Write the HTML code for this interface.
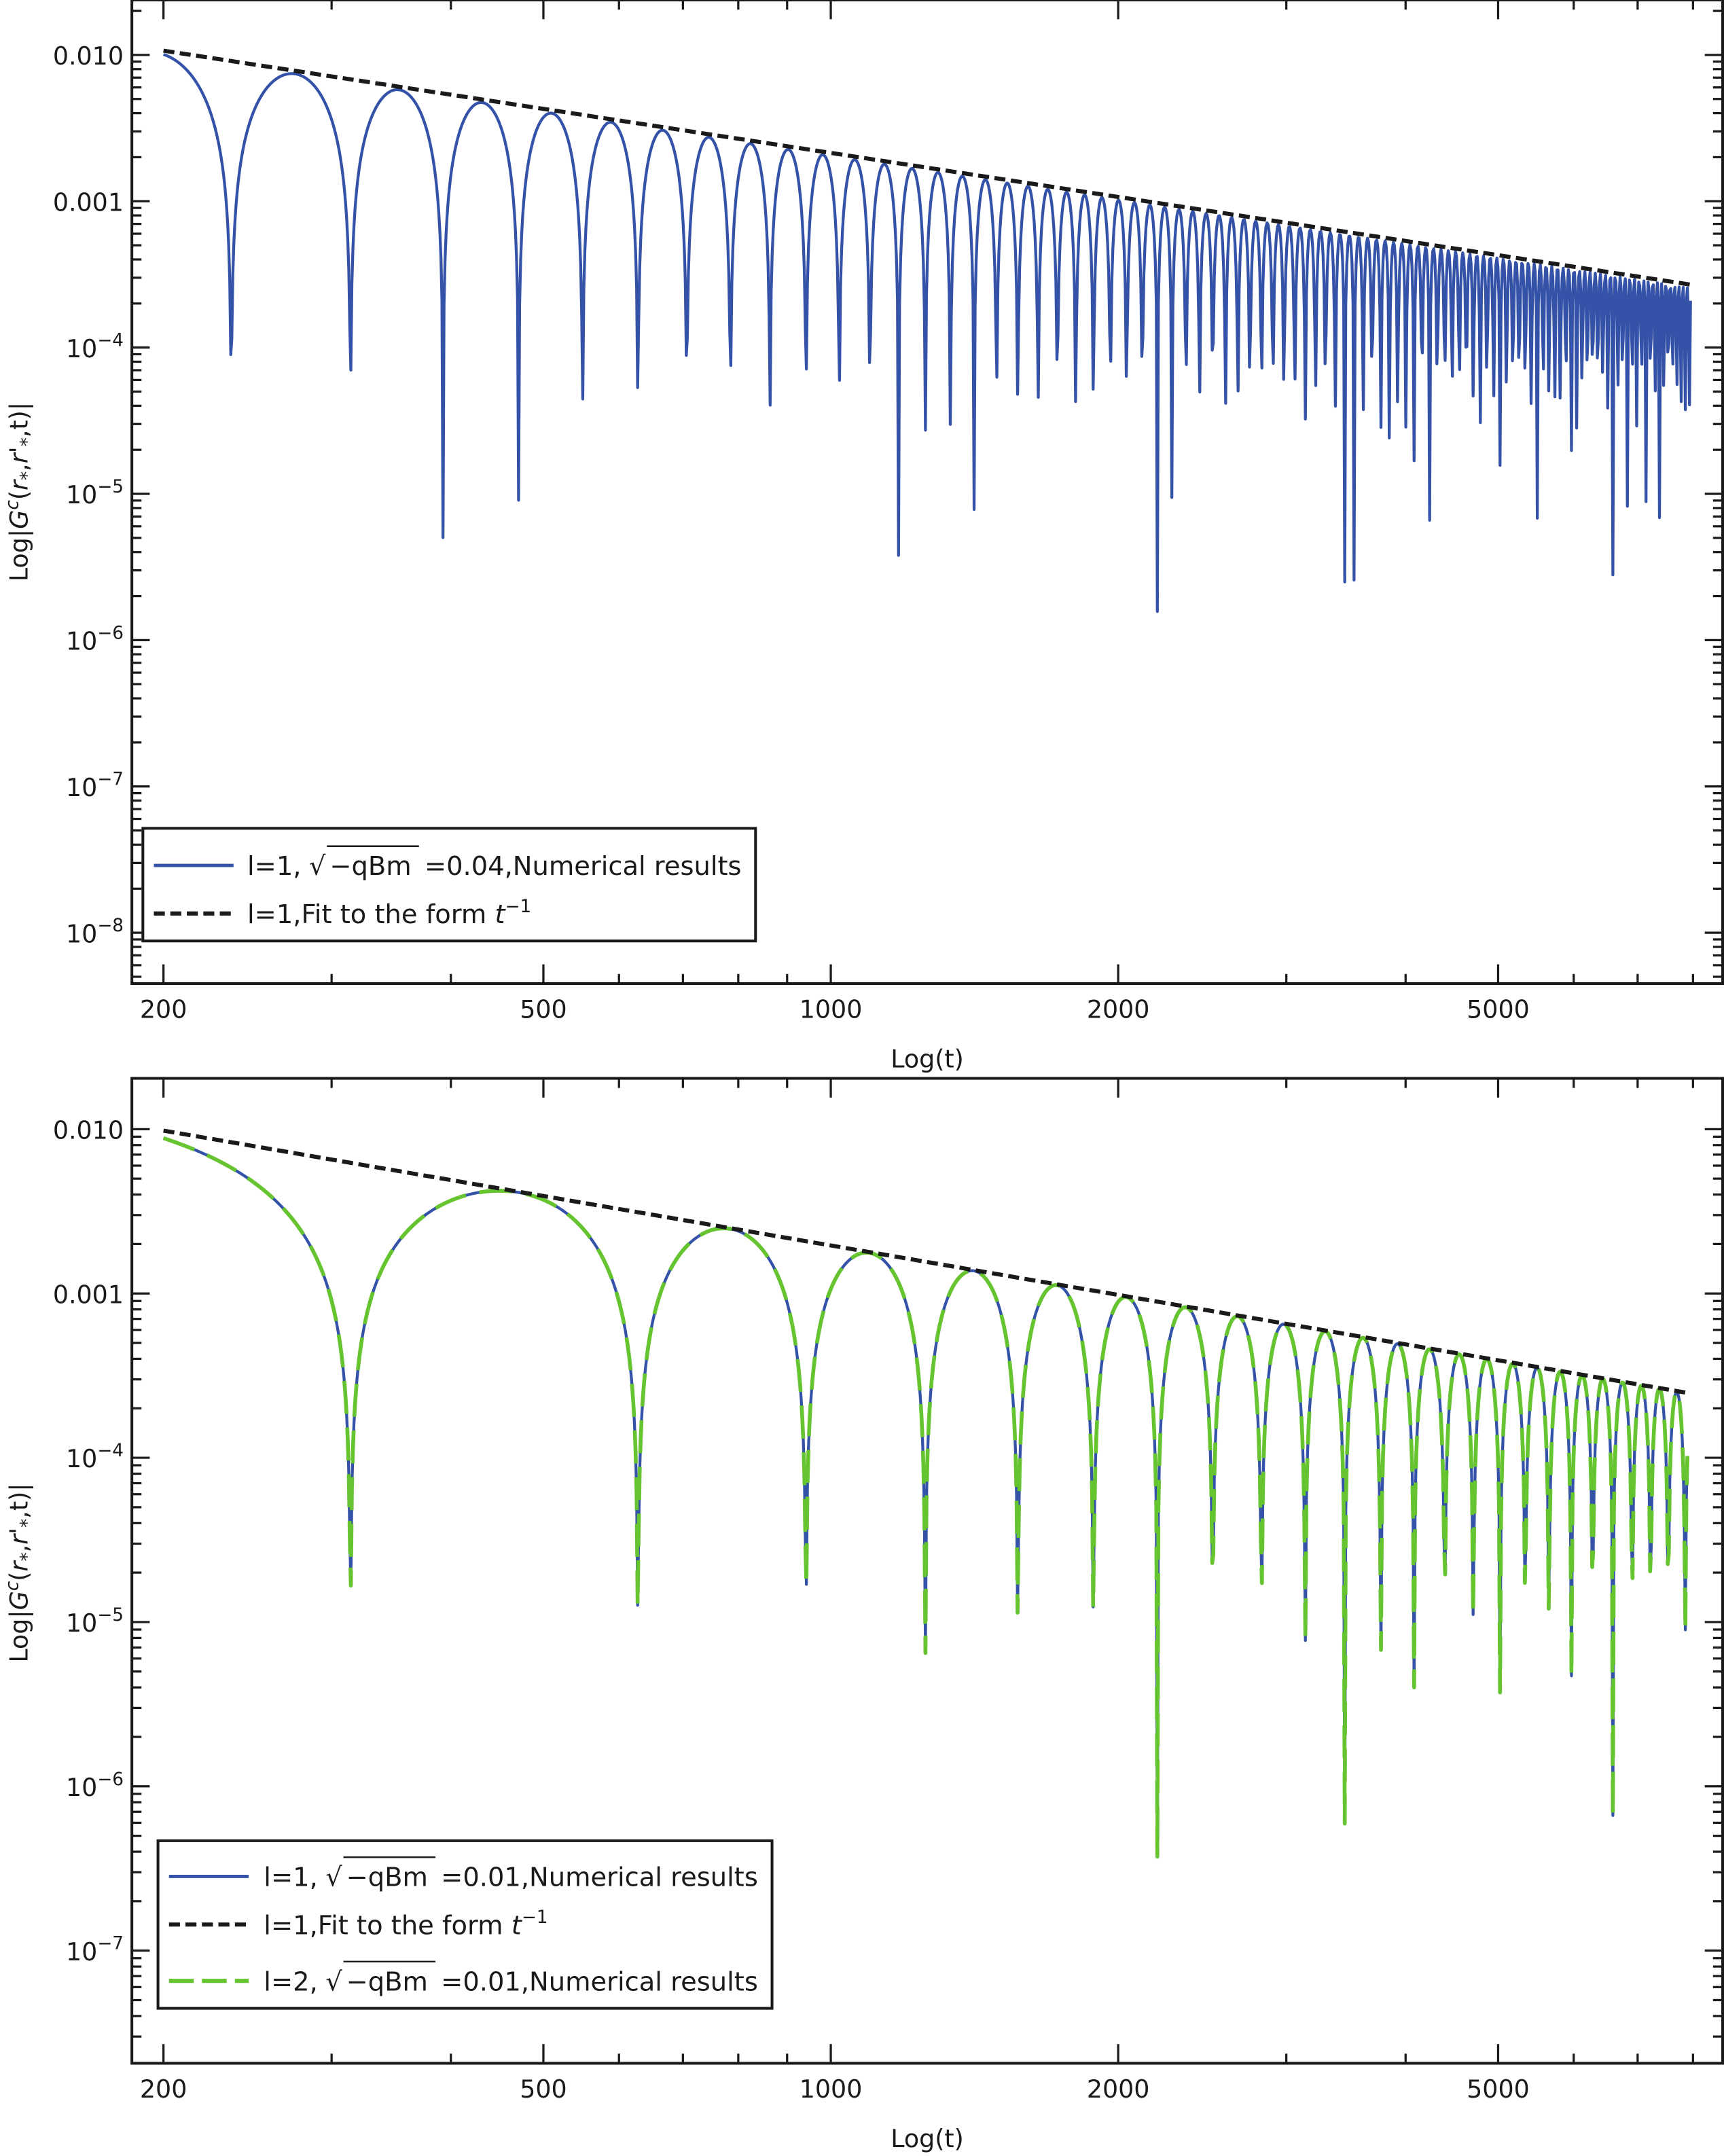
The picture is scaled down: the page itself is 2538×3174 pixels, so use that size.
<!DOCTYPE html>
<html><head><meta charset="utf-8"><style>
html,body{margin:0;padding:0;background:#fff;}
svg{display:block;}
text{font-family:"DejaVu Sans","Liberation Sans",sans-serif;fill:#1a1a1a;}
</style></head><body>
<svg id="s" xmlns="http://www.w3.org/2000/svg" width="2538" height="3174" viewBox="0 0 1255 1569.5" preserveAspectRatio="none">
<rect width="1255" height="1570" fill="#fff"/>
<defs>
<clipPath id="c1"><rect x="96" y="0" width="1158" height="716"/></clipPath>
<clipPath id="c2"><rect x="96" y="785" width="1158" height="717"/></clipPath>
</defs>
<g id="g"></g>
</svg>
<script>
const NS="http://www.w3.org/2000/svg";
const g=document.getElementById('g');
function el(tag,attrs,parent,txt){const e=document.createElementNS(NS,tag);for(const k in attrs)e.setAttribute(k,attrs[k]);if(txt!==undefined)e.textContent=txt;(parent||g).appendChild(e);return e;}
const X=t=>119+695*Math.log10(t/200);
function panel(top,bot,y0,dec,labels,xlabY,ylabCy){
  el('rect',{x:96,y:top,width:1158,height:bot-top,fill:'none',stroke:'#1a1a1a','stroke-width':2});
  const Y=v=>y0-dec*(Math.log10(v)+2);
  for(let e=-9;e<=-1;e++){
    for(let m=1;m<=9;m++){
      const v=m*Math.pow(10,e);const y=Y(v);
      if(y<top+1||y>bot-1)continue;
      const L=m==1?13:7;
      el('line',{x1:96,y1:y,x2:96+L,y2:y,stroke:'#1a1a1a','stroke-width':1.6});
      el('line',{x1:1254,y1:y,x2:1254-L,y2:y,stroke:'#1a1a1a','stroke-width':1.6});
    }
  }
  labels.forEach((lab,i)=>{
    const y=Y(Math.pow(10,-2-i))+7;
    if(i<2){el('text',{x:90,y:y,'font-size':18,'text-anchor':'end'},g,lab);}
    else{const t=el('text',{x:90,y:y,'font-size':18,'text-anchor':'end'});
      el('tspan',{},t,'10');el('tspan',{dy:-8,'font-size':13},t,'−'+(i+2));}
  });
  const xt=[200,300,400,500,600,700,800,900,1000,2000,3000,4000,5000,6000,7000,8000];
  xt.forEach(t=>{const x=X(t);const maj=[200,500,1000,2000,5000].includes(t);const L=maj?14:7;
    el('line',{x1:x,y1:bot,x2:x,y2:bot-L,stroke:'#1a1a1a','stroke-width':1.6});
    el('line',{x1:x,y1:top,x2:x,y2:top+L,stroke:'#1a1a1a','stroke-width':1.6});
    if(maj)el('text',{x:x,y:bot+25,'font-size':18,'text-anchor':'middle'},g,String(t));
  });
  el('text',{x:675,y:xlabY,'font-size':18,'text-anchor':'middle'},g,'Log(t)');
  const yl=el('text',{x:0,y:0,'font-size':18,'text-anchor':'middle',transform:`translate(20,${ylabCy}) rotate(-90)`});
  el('tspan',{},yl,'Log|');el('tspan',{'font-style':'italic'},yl,'G');el('tspan',{dy:-7,'font-size':13,'font-style':'italic'},yl,'c');
  el('tspan',{dy:7},yl,'(');el('tspan',{'font-style':'italic'},yl,'r');el('tspan',{dy:4,'font-size':13},yl,'*');
  el('tspan',{dy:-4},yl,',');el('tspan',{'font-style':'italic'},yl,"r'");el('tspan',{dy:4,'font-size':13},yl,'*');
  el('tspan',{dy:-4},yl,',t)|');
  return Y;
}
function curve(Y,A,per,tEnd,clip,attrs){
  let d='';let t=200;let k=0;
  while(t<=tEnd){
    const v=Math.max(A*200/t*Math.abs(Math.sin(Math.PI*t/per)),1e-10);
    const x=X(t),y=Y(v);
    d+=(k?'L':'M')+x.toFixed(2)+' '+y.toFixed(2);
    k++; t*=1.0025;
  }
  const a=Object.assign({d:d,fill:'none','clip-path':`url(#${clip})`,'stroke-linejoin':'round'},attrs);
  el('path',a);
}
function fit(Y,A,tEnd,clip){
  el('line',{x1:X(200),y1:Y(A),x2:X(tEnd),y2:Y(A*200/tEnd),stroke:'#1a1a1a','stroke-width':3,'stroke-dasharray':'8 4','clip-path':`url(#${clip})`});
}
const Y1=panel(0,716,40,106.5,['0.010','0.001','','','','',''],777,358);
curve(Y1,0.0102,78.5,7960,'c1',{stroke:'#3452a8','stroke-width':2.1});
fit(Y1,0.0107,8000,'c1');
const Y2=panel(785,1502,822,119.6,['0.010','0.001','','','',''],1563,1145);
curve(Y2,0.0097,314,7900,'c2',{stroke:'#3452a8','stroke-width':2.1});
curve(Y2,0.0097,314,7900,'c2',{stroke:'#66c430','stroke-width':2.8,'stroke-dasharray':'24 10'});
fit(Y2,0.0098,7950,'c2');
function leg(x,y,w,h,entries,tx){
  el('rect',{x:x,y:y,width:w,height:h,fill:'#fff',stroke:'#1a1a1a','stroke-width':2});
  entries.forEach(en=>{
    el('line',Object.assign({x1:x+8,y1:en.y,x2:x+66,y2:en.y},en.ls));
    if(en.sq){
      el('text',{x:tx,y:en.y+7,'font-size':19},g,'l='+en.l+',');
      el('text',{x:tx+45,y:en.y+7,'font-size':19},g,'√');
      el('text',{x:tx+60,y:en.y+7,'font-size':19},g,'−qBm');
      el('line',{x1:tx+58,y1:en.y-14,x2:tx+125,y2:en.y-14,stroke:'#1a1a1a','stroke-width':1.2});
      el('text',{x:tx+129,y:en.y+7,'font-size':19},g,en.rest);
    } else {
      const t=el('text',{x:tx,y:en.y+7,'font-size':19});
      el('tspan',{},t,'l=1,Fit to the form ');el('tspan',{'font-style':'italic'},t,'t');el('tspan',{dy:-8,'font-size':13},t,'−1');
    }
  });
}
const blue={stroke:'#3452a8','stroke-width':2.4};
const blk={stroke:'#1a1a1a','stroke-width':3,'stroke-dasharray':'8 4'};
const grn={stroke:'#66c430','stroke-width':3,'stroke-dasharray':'18 6'};
leg(104,603,446,82,[{y:630,ls:blue,sq:1,l:'1',rest:'=0.04,Numerical results'},{y:665,ls:blk}],180);
leg(115,1340,447,122,[{y:1366,ls:blue,sq:1,l:'1',rest:'=0.01,Numerical results'},{y:1401,ls:blk},{y:1442,ls:grn,sq:1,l:'2',rest:'=0.01,Numerical results'}],192);
</script>
</body></html>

Directions: Write out the full set of lines verbatim, without the pictures.

Output:
Write the HTML code for this interface.
The picture is scaled down: the page itself is 2538×3174 pixels, so use that size.
<!DOCTYPE html>
<html><head><meta charset="utf-8"><style>
html,body{margin:0;padding:0;background:#fff;}
svg{display:block;}
text{font-family:"DejaVu Sans","Liberation Sans",sans-serif;fill:#1a1a1a;}
</style></head><body>
<svg id="s" xmlns="http://www.w3.org/2000/svg" width="2538" height="3174" viewBox="0 0 1255 1569.5" preserveAspectRatio="none">
<rect width="1255" height="1570" fill="#fff"/>
<defs>
<clipPath id="c1"><rect x="96" y="0" width="1158" height="716"/></clipPath>
<clipPath id="c2"><rect x="96" y="785" width="1158" height="717"/></clipPath>
</defs>
<g id="g"></g>
</svg>
<script>
const NS="http://www.w3.org/2000/svg";
const g=document.getElementById('g');
function el(tag,attrs,parent,txt){const e=document.createElementNS(NS,tag);for(const k in attrs)e.setAttribute(k,attrs[k]);if(txt!==undefined)e.textContent=txt;(parent||g).appendChild(e);return e;}
const X=t=>119+695*Math.log10(t/200);
function panel(top,bot,y0,dec,labels,xlabY,ylabCy){
  el('rect',{x:96,y:top,width:1158,height:bot-top,fill:'none',stroke:'#1a1a1a','stroke-width':2});
  const Y=v=>y0-dec*(Math.log10(v)+2);
  for(let e=-9;e<=-1;e++){
    for(let m=1;m<=9;m++){
      const v=m*Math.pow(10,e);const y=Y(v);
      if(y<top+1||y>bot-1)continue;
      const L=m==1?13:7;
      el('line',{x1:96,y1:y,x2:96+L,y2:y,stroke:'#1a1a1a','stroke-width':1.6});
      el('line',{x1:1254,y1:y,x2:1254-L,y2:y,stroke:'#1a1a1a','stroke-width':1.6});
    }
  }
  labels.forEach((lab,i)=>{
    const y=Y(Math.pow(10,-2-i))+7;
    if(i<2){el('text',{x:90,y:y,'font-size':18,'text-anchor':'end'},g,lab);}
    else{const t=el('text',{x:90,y:y,'font-size':18,'text-anchor':'end'});
      el('tspan',{},t,'10');el('tspan',{dy:-8,'font-size':13},t,'−'+(i+2));}
  });
  const xt=[200,300,400,500,600,700,800,900,1000,2000,3000,4000,5000,6000,7000,8000];
  xt.forEach(t=>{const x=X(t);const maj=[200,500,1000,2000,5000].includes(t);const L=maj?14:7;
    el('line',{x1:x,y1:bot,x2:x,y2:bot-L,stroke:'#1a1a1a','stroke-width':1.6});
    el('line',{x1:x,y1:top,x2:x,y2:top+L,stroke:'#1a1a1a','stroke-width':1.6});
    if(maj)el('text',{x:x,y:bot+25,'font-size':18,'text-anchor':'middle'},g,String(t));
  });
  el('text',{x:675,y:xlabY,'font-size':18,'text-anchor':'middle'},g,'Log(t)');
  const yl=el('text',{x:0,y:0,'font-size':18,'text-anchor':'middle',transform:`translate(20,${ylabCy}) rotate(-90)`});
  el('tspan',{},yl,'Log|');el('tspan',{'font-style':'italic'},yl,'G');el('tspan',{dy:-7,'font-size':13,'font-style':'italic'},yl,'c');
  el('tspan',{dy:7},yl,'(');el('tspan',{'font-style':'italic'},yl,'r');el('tspan',{dy:4,'font-size':13},yl,'*');
  el('tspan',{dy:-4},yl,',');el('tspan',{'font-style':'italic'},yl,"r'");el('tspan',{dy:4,'font-size':13},yl,'*');
  el('tspan',{dy:-4},yl,',t)|');
  return Y;
}
function curve(Y,A,per,tEnd,clip,attrs){
  let d='';let t=200;let k=0;
  while(t<=tEnd){
    const v=Math.max(A*200/t*Math.abs(Math.sin(Math.PI*t/per)),1e-10);
    const x=X(t),y=Y(v);
    d+=(k?'L':'M')+x.toFixed(2)+' '+y.toFixed(2);
    k++; t*=1.0025;
  }
  const a=Object.assign({d:d,fill:'none','clip-path':`url(#${clip})`,'stroke-linejoin':'round'},attrs);
  el('path',a);
}
function fit(Y,A,tEnd,clip){
  el('line',{x1:X(200),y1:Y(A),x2:X(tEnd),y2:Y(A*200/tEnd),stroke:'#1a1a1a','stroke-width':3,'stroke-dasharray':'8 4','clip-path':`url(#${clip})`});
}
const Y1=panel(0,716,40,106.5,['0.010','0.001','','','','',''],777,358);
curve(Y1,0.0102,78.5,7960,'c1',{stroke:'#3452a8','stroke-width':2.1});
fit(Y1,0.0107,8000,'c1');
const Y2=panel(785,1502,822,119.6,['0.010','0.001','','','',''],1563,1145);
curve(Y2,0.0097,314,7900,'c2',{stroke:'#3452a8','stroke-width':2.1});
curve(Y2,0.0097,314,7900,'c2',{stroke:'#66c430','stroke-width':2.8,'stroke-dasharray':'24 10'});
fit(Y2,0.0098,7950,'c2');
function leg(x,y,w,h,entries,tx){
  el('rect',{x:x,y:y,width:w,height:h,fill:'#fff',stroke:'#1a1a1a','stroke-width':2});
  entries.forEach(en=>{
    el('line',Object.assign({x1:x+8,y1:en.y,x2:x+66,y2:en.y},en.ls));
    if(en.sq){
      el('text',{x:tx,y:en.y+7,'font-size':19},g,'l='+en.l+',');
      el('text',{x:tx+45,y:en.y+7,'font-size':19},g,'√');
      el('text',{x:tx+60,y:en.y+7,'font-size':19},g,'−qBm');
      el('line',{x1:tx+58,y1:en.y-14,x2:tx+125,y2:en.y-14,stroke:'#1a1a1a','stroke-width':1.2});
      el('text',{x:tx+129,y:en.y+7,'font-size':19},g,en.rest);
    } else {
      const t=el('text',{x:tx,y:en.y+7,'font-size':19});
      el('tspan',{},t,'l=1,Fit to the form ');el('tspan',{'font-style':'italic'},t,'t');el('tspan',{dy:-8,'font-size':13},t,'−1');
    }
  });
}
const blue={stroke:'#3452a8','stroke-width':2.4};
const blk={stroke:'#1a1a1a','stroke-width':3,'stroke-dasharray':'8 4'};
const grn={stroke:'#66c430','stroke-width':3,'stroke-dasharray':'18 6'};
leg(104,603,446,82,[{y:630,ls:blue,sq:1,l:'1',rest:'=0.04,Numerical results'},{y:665,ls:blk}],180);
leg(115,1340,447,122,[{y:1366,ls:blue,sq:1,l:'1',rest:'=0.01,Numerical results'},{y:1401,ls:blk},{y:1442,ls:grn,sq:1,l:'2',rest:'=0.01,Numerical results'}],192);
</script>
</body></html>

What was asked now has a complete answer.